# EXERCISE MATERIAL:
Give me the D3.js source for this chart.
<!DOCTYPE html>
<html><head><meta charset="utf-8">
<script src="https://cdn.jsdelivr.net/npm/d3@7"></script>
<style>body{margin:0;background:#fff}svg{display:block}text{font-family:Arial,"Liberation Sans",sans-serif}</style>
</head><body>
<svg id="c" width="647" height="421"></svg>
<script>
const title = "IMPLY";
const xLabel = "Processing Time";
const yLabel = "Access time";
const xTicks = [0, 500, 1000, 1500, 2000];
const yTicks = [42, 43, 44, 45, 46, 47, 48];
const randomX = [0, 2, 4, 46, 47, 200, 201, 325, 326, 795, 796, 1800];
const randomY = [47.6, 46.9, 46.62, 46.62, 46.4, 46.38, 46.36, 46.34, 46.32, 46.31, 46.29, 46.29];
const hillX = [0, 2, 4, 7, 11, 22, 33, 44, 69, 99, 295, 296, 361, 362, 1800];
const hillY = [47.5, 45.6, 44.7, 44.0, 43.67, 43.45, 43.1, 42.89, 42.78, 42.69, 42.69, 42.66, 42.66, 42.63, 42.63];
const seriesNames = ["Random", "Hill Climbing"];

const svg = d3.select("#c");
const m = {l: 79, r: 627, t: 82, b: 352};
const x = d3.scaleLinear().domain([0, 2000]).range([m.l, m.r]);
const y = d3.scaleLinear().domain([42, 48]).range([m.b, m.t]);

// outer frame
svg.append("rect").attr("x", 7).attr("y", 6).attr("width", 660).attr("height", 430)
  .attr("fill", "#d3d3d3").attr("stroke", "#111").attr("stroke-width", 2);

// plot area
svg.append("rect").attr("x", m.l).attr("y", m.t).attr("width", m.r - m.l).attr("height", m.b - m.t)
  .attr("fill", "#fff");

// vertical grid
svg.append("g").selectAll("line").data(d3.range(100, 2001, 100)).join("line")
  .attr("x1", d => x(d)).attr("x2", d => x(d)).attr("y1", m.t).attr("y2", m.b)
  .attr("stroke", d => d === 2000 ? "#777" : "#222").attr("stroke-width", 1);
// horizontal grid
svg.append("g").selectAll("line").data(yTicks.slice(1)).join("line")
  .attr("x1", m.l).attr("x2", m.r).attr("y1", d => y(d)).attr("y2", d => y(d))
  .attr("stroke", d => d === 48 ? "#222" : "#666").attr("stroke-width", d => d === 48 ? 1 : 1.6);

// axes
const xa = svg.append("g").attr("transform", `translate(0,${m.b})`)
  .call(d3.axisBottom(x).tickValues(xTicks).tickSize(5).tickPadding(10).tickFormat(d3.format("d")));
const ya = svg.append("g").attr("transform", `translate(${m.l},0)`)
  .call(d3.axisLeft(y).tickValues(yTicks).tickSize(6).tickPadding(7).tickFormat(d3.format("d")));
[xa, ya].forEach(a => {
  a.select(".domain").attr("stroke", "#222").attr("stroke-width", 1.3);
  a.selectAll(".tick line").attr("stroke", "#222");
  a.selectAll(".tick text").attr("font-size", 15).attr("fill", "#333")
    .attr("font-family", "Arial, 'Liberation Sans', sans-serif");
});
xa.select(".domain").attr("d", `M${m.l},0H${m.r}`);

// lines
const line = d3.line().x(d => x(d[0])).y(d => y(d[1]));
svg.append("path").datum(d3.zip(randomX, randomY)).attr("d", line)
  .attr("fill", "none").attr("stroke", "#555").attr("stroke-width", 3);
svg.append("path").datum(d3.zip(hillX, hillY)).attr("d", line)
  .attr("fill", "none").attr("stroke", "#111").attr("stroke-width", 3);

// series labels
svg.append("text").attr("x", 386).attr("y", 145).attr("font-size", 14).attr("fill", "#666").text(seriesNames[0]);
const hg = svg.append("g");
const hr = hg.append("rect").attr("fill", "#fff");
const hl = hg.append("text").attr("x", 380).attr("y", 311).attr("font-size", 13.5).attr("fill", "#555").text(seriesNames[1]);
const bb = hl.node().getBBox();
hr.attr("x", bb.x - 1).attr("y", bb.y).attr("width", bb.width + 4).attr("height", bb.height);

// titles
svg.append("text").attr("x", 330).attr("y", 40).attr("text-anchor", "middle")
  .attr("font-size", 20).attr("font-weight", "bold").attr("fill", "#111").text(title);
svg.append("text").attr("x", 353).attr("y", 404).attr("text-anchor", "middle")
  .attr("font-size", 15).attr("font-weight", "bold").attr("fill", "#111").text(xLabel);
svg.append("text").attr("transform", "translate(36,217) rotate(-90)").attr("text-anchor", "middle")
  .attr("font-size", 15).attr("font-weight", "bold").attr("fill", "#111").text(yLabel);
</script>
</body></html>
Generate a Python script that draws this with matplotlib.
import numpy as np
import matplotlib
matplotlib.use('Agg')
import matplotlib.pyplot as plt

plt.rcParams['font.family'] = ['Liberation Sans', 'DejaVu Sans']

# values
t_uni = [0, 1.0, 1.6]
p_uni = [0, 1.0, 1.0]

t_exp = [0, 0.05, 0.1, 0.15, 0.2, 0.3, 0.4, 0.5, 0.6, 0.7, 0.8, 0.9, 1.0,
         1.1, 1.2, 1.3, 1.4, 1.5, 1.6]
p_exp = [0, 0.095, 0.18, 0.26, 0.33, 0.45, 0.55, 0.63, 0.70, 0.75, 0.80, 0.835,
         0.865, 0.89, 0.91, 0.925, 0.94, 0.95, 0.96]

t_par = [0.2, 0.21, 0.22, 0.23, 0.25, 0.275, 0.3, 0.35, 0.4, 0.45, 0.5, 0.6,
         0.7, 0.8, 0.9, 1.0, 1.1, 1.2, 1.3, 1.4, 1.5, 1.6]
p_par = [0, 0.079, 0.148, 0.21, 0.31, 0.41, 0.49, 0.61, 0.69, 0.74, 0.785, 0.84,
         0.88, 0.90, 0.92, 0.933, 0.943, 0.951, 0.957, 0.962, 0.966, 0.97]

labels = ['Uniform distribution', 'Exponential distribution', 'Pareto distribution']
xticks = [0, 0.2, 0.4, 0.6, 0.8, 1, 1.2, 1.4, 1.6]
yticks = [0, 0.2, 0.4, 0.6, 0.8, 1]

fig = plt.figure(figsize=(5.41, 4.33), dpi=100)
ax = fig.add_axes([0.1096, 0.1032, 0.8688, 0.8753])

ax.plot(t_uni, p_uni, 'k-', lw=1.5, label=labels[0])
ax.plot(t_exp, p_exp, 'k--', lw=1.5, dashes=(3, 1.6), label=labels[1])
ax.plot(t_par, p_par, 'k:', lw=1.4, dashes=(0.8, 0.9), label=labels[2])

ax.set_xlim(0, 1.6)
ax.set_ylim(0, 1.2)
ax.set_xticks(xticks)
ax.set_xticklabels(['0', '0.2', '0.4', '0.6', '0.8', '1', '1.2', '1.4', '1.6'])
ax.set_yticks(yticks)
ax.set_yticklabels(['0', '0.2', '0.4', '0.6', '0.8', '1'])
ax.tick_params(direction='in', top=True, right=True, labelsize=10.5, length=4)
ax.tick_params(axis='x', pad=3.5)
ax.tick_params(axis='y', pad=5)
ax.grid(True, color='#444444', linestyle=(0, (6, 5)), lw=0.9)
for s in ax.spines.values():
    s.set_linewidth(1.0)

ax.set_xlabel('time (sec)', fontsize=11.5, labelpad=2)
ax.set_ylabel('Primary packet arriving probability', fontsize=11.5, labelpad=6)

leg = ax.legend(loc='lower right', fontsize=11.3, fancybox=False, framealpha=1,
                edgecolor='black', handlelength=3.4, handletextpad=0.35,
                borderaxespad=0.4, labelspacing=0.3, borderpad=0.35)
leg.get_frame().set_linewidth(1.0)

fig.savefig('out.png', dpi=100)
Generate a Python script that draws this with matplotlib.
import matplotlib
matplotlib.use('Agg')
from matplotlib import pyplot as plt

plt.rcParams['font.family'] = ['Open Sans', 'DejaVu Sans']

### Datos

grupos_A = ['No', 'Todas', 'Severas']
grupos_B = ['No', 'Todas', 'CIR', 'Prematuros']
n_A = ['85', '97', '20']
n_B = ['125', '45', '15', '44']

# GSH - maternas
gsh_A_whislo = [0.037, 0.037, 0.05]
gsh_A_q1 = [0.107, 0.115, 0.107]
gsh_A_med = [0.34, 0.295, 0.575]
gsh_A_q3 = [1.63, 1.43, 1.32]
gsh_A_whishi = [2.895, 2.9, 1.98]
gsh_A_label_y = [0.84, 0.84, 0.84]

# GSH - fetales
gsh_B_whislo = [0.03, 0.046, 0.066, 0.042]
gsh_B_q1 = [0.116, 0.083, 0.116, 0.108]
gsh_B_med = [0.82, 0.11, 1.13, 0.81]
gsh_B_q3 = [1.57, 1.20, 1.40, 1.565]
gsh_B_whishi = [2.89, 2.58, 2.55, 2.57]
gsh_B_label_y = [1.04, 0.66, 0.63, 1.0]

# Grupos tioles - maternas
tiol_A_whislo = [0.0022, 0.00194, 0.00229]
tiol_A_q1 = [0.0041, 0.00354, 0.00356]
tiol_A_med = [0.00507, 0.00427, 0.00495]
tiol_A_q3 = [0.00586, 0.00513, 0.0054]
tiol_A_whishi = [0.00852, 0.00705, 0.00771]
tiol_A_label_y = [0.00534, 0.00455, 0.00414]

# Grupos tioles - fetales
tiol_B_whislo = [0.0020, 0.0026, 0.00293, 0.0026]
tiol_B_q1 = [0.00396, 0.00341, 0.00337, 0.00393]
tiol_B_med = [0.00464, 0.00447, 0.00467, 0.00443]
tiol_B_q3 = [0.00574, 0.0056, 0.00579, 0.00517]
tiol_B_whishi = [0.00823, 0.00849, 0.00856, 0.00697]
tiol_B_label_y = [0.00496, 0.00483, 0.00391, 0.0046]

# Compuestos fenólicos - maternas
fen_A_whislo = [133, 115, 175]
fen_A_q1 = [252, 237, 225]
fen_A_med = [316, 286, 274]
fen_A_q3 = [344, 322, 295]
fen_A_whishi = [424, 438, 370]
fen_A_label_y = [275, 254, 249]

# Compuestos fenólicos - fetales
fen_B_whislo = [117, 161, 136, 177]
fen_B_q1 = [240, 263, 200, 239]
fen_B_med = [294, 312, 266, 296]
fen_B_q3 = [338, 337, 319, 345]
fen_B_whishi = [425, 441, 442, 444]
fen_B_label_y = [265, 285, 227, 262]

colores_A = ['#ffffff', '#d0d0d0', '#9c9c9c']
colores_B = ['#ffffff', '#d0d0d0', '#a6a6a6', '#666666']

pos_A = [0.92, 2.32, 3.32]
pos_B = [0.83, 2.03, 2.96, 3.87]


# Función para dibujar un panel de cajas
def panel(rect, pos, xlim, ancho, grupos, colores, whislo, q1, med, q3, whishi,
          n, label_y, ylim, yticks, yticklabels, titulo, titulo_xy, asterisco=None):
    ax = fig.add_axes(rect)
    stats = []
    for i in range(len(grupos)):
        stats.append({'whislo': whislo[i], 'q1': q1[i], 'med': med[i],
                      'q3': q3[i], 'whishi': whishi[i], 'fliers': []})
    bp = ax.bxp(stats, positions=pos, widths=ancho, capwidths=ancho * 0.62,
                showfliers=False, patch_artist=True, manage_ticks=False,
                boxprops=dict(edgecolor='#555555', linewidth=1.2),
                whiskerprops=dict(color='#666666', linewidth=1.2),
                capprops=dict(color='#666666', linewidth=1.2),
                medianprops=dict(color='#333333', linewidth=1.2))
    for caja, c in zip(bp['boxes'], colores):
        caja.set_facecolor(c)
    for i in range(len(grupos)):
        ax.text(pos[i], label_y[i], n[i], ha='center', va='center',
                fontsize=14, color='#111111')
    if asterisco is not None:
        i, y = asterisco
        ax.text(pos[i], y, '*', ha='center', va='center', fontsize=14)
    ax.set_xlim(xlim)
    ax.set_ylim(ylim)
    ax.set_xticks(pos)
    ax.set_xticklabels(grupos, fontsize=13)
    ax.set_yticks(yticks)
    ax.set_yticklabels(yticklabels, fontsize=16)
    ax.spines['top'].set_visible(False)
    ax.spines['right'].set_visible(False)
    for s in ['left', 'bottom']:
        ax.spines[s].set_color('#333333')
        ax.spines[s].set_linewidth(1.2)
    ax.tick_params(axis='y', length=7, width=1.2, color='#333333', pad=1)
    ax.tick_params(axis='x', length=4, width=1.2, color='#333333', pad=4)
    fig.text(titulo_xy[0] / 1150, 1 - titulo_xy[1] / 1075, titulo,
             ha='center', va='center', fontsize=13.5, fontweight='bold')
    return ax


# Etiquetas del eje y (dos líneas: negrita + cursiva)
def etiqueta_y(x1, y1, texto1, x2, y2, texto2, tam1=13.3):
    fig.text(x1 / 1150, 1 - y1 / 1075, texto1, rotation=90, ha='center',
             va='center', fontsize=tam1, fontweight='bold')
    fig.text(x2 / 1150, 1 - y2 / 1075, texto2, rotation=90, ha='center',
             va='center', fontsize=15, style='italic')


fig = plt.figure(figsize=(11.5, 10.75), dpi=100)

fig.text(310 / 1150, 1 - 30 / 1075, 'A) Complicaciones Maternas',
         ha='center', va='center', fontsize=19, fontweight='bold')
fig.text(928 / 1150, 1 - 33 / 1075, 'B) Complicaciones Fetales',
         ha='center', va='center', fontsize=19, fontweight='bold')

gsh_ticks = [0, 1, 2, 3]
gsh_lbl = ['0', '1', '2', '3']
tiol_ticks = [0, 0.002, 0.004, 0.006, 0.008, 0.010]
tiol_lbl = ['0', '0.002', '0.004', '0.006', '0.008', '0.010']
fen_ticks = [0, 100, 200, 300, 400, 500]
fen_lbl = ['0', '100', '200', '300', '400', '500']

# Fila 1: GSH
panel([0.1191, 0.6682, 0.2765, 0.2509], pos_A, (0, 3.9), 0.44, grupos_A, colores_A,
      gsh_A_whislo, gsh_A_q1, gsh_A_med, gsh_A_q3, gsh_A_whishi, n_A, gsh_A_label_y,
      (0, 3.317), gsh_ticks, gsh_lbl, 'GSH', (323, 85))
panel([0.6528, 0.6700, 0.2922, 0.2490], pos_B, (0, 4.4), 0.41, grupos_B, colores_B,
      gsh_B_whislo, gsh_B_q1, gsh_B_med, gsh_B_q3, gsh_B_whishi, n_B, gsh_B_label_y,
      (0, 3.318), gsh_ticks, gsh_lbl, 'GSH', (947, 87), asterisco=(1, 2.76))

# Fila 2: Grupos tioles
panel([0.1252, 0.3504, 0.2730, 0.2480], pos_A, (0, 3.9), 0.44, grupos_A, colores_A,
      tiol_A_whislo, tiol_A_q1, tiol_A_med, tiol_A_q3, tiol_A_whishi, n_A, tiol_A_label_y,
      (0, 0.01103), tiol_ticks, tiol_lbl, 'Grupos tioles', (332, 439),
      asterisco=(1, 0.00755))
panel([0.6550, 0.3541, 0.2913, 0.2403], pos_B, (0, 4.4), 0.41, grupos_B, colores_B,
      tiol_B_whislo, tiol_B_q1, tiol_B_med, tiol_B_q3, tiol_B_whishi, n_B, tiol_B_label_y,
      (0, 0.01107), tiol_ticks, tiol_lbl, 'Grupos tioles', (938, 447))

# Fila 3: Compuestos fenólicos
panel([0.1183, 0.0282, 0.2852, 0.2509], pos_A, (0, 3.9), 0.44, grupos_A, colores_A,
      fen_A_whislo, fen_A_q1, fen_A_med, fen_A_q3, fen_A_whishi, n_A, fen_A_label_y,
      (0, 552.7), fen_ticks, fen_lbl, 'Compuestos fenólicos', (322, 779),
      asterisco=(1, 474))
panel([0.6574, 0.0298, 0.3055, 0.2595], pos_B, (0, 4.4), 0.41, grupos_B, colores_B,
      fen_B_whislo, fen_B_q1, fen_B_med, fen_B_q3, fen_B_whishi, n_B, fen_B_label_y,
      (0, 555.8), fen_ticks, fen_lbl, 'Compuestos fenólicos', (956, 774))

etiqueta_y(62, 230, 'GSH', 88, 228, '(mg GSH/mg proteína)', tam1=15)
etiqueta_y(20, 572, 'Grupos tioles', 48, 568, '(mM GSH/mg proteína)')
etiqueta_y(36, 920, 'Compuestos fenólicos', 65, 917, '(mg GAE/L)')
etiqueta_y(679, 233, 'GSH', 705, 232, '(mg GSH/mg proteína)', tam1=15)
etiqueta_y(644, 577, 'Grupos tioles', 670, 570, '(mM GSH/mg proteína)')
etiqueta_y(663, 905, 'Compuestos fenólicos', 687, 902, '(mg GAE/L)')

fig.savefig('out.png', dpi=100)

# TASK GOAL:
Extract, please, the lines from the start of the entries above through the one with "const y = d3.scaleLinear().domain([42, 48]).range([m.b, m.t]);", both included, reproducing each exactly and adding nothing.

# ANSWER BELOW:
Give me the D3.js source for this chart.
<!DOCTYPE html>
<html><head><meta charset="utf-8">
<script src="https://cdn.jsdelivr.net/npm/d3@7"></script>
<style>body{margin:0;background:#fff}svg{display:block}text{font-family:Arial,"Liberation Sans",sans-serif}</style>
</head><body>
<svg id="c" width="647" height="421"></svg>
<script>
const title = "IMPLY";
const xLabel = "Processing Time";
const yLabel = "Access time";
const xTicks = [0, 500, 1000, 1500, 2000];
const yTicks = [42, 43, 44, 45, 46, 47, 48];
const randomX = [0, 2, 4, 46, 47, 200, 201, 325, 326, 795, 796, 1800];
const randomY = [47.6, 46.9, 46.62, 46.62, 46.4, 46.38, 46.36, 46.34, 46.32, 46.31, 46.29, 46.29];
const hillX = [0, 2, 4, 7, 11, 22, 33, 44, 69, 99, 295, 296, 361, 362, 1800];
const hillY = [47.5, 45.6, 44.7, 44.0, 43.67, 43.45, 43.1, 42.89, 42.78, 42.69, 42.69, 42.66, 42.66, 42.63, 42.63];
const seriesNames = ["Random", "Hill Climbing"];

const svg = d3.select("#c");
const m = {l: 79, r: 627, t: 82, b: 352};
const x = d3.scaleLinear().domain([0, 2000]).range([m.l, m.r]);
const y = d3.scaleLinear().domain([42, 48]).range([m.b, m.t]);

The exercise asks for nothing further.